You are given a non-negative integer array nums. In each operation, you must:

1. Choose a positive integer x such that x is less than or equal to the smallest non-zero element of nums.
2. Subtract x from every positive element of nums.

Return the minimum number of operations required to make every element in nums equal to 0.

Example:

1. Input: nums = [1,5,0,3,5] Output: 3

2. Input: nums = [0] Output: 0

Clarifying Questions

1. What is the length range of the array nums?
   • The length of array nums could be anywhere from 0 to 10^5.
2. What values can the elements of nums take?
   • Elements of nums are non-negative integers and can range from 0 to 10^9.
3. What should be returned if nums is already all zeroes?
   • If nums is already all zeroes, the number of operations required is 0.
4. Can nums contain duplicate numbers?
   • Yes, nums can contain duplicate numbers.

Strategy

To solve the problem, we need to make every element in the array nums equal to 0 using the least number of operations described.

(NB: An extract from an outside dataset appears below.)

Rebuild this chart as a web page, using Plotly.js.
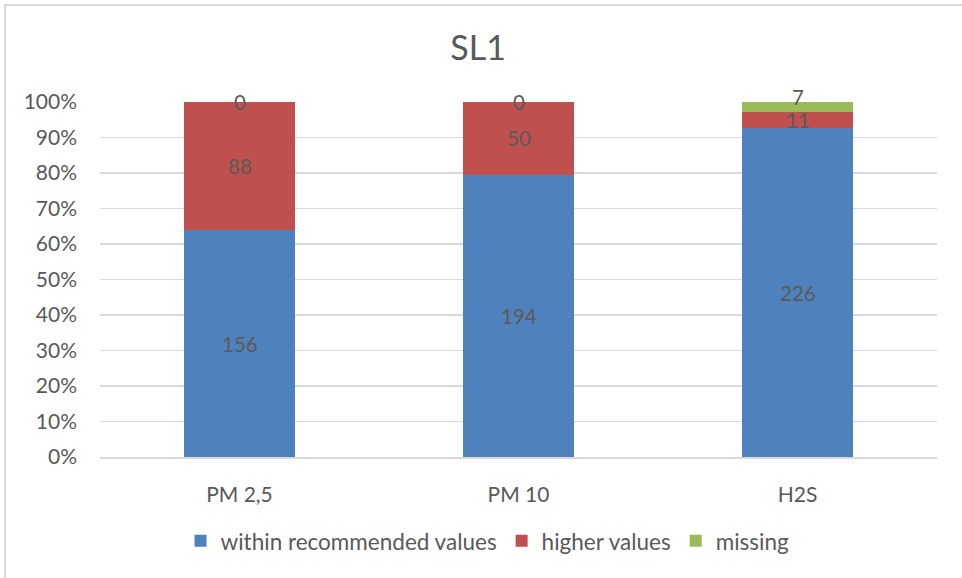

One efficient approach is to understand that each unique positive number in the array nums must eventually be reduced to zero. Hence, the number of operations required to make the entire array zero is equivalent to the number of unique positive integers in the array.

Key Steps:

1. Create a set of all unique positive integers from nums.
2. The size of this set will be the number of operations required.

Code

import java.util.HashSet;
import java.util.Set;

public class MakeArrayZero {
    public int minimumOperations(int[] nums) {
        Set<Integer> uniquePositives = new HashSet<>();
        
        for (int num : nums) {
            if (num > 0) {
                uniquePositives.add(num);
            }
        }
        
        // The count of unique positive numbers is the number of operations required.
        return uniquePositives.size();
    }

    public static void main(String[] args) {
        MakeArrayZero maZero = new MakeArrayZero();
        
        int[] nums1 = {1, 5, 0, 3, 5};
        System.out.println(maZero.minimumOperations(nums1)); // Output: 3
        
        int[] nums2 = {0};
        System.out.println(maZero.minimumOperations(nums2)); // Output: 0
    }
}

Time Complexity

The total time complexity of this approach is O(n) where n is the number of elements in the array nums.

• We iterate through the array once to build the set of unique positive integers, which takes O(n) time.
• Checking and adding to the HashSet has an average time complexity of O(1) for each element.

Hence, the overall time complexity is O(n), and this approach is efficient given the constraints of the problem.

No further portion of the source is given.